Mustafa e il suo papà sono in Italia: dalla foto simbolo al sogno di una vita migliore

Mustafa, il bambino siriano di 5 anni che è nato senza arti a causa del gas inalato dalla madre mentre era incinta, è arrivato in Italia con la sua famiglia.
Lo scopo del viaggio è quello di sottoporsi a cure mediche per l’impianto delle protesi e offrire una possibilità anche al padre del piccolo, Munzir a cui è stata amputata la gamba destra a causa di una bomba.

Una raccolta umanitaria salva Mustafa e suo padre Munzir

Mustafa è sceso dall’aereo con tutta la sua famiglia, il padre Munzir, la madre Zeynep e le due sorelline Nur e Sacide.
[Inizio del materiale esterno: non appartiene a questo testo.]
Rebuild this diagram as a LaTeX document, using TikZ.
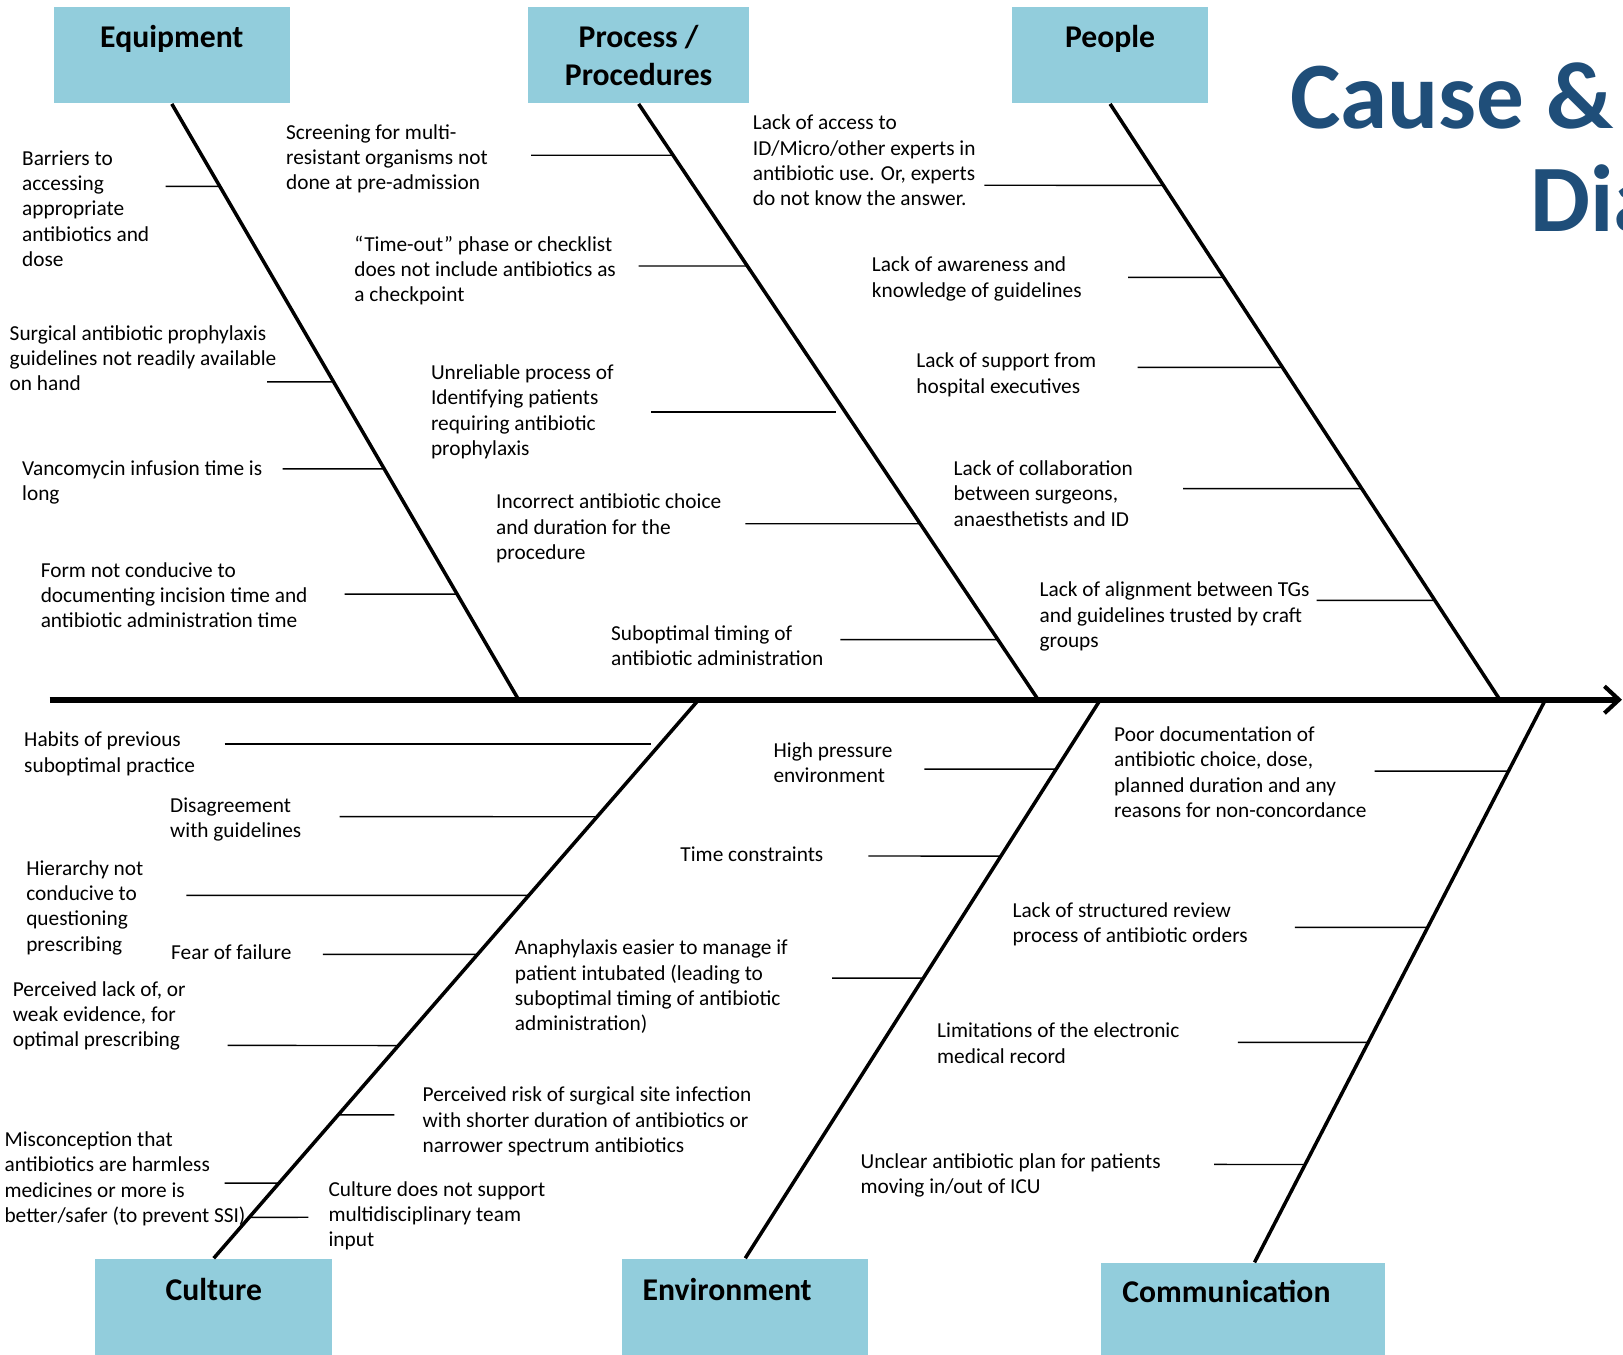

Ad accoglierlo all’aeroporto di Roma-Fiumicino, Leonardo da Vinci già un trasporto per Siena, dove l’Arcidiocesi senese ha messo a disposizione una casa per la prima tappa del viaggio.
A Siena infatti la famiglia farà la quarantena di dieci giorni imposta dalla normativa a causa della pandemia da Covid-19, ma presto partirà per il Centro Protesi Vigorso di Budrio, in provincia di Bologna, dove padre e figlio riceveranno le cure mediche necessarie agli interventi di protesi.

Una gara di solidarietà infatti ha consentito in poco tempo di raccogliere attraverso la piattaforma Gofundme, 100mila euro per regalare a Mustafa e Munzir una vita più autonoma. Il bambino e suo padre sono protagonisti della fotografia scattata dal turco Mehmet Aslanche che è diventata immagine simbolo del dramma del popolo siriano, dilaniato dalla guerra. La foto in cui il padre sorregge tra le braccia il piccolo, ha vinto il premio ‘Hardship of Life’ e ha acceso i riflettori sulle condizioni della popolazione locale e in particolare dei bambini.

L’impegno politico per una vita nuova

Munzir e Mustafa hanno lasciato la casa in affitto in Turchia in cui vivevano da tre anni e sono arrivati in Italia con la speranza di lasciarsi alle spalle la guerra e ricominciare a sperare. Tutta la famiglia ha ottenuto un visto umanitario per giungere in Italia e la pratica è stata seguita dall’Alto commissariato delle Nazioni Unite per i rifugiati.
Un processo lungo che ha visto la partecipazione attiva della Farnesina e del Ministero dell’Interno per un’autentica missione di pace.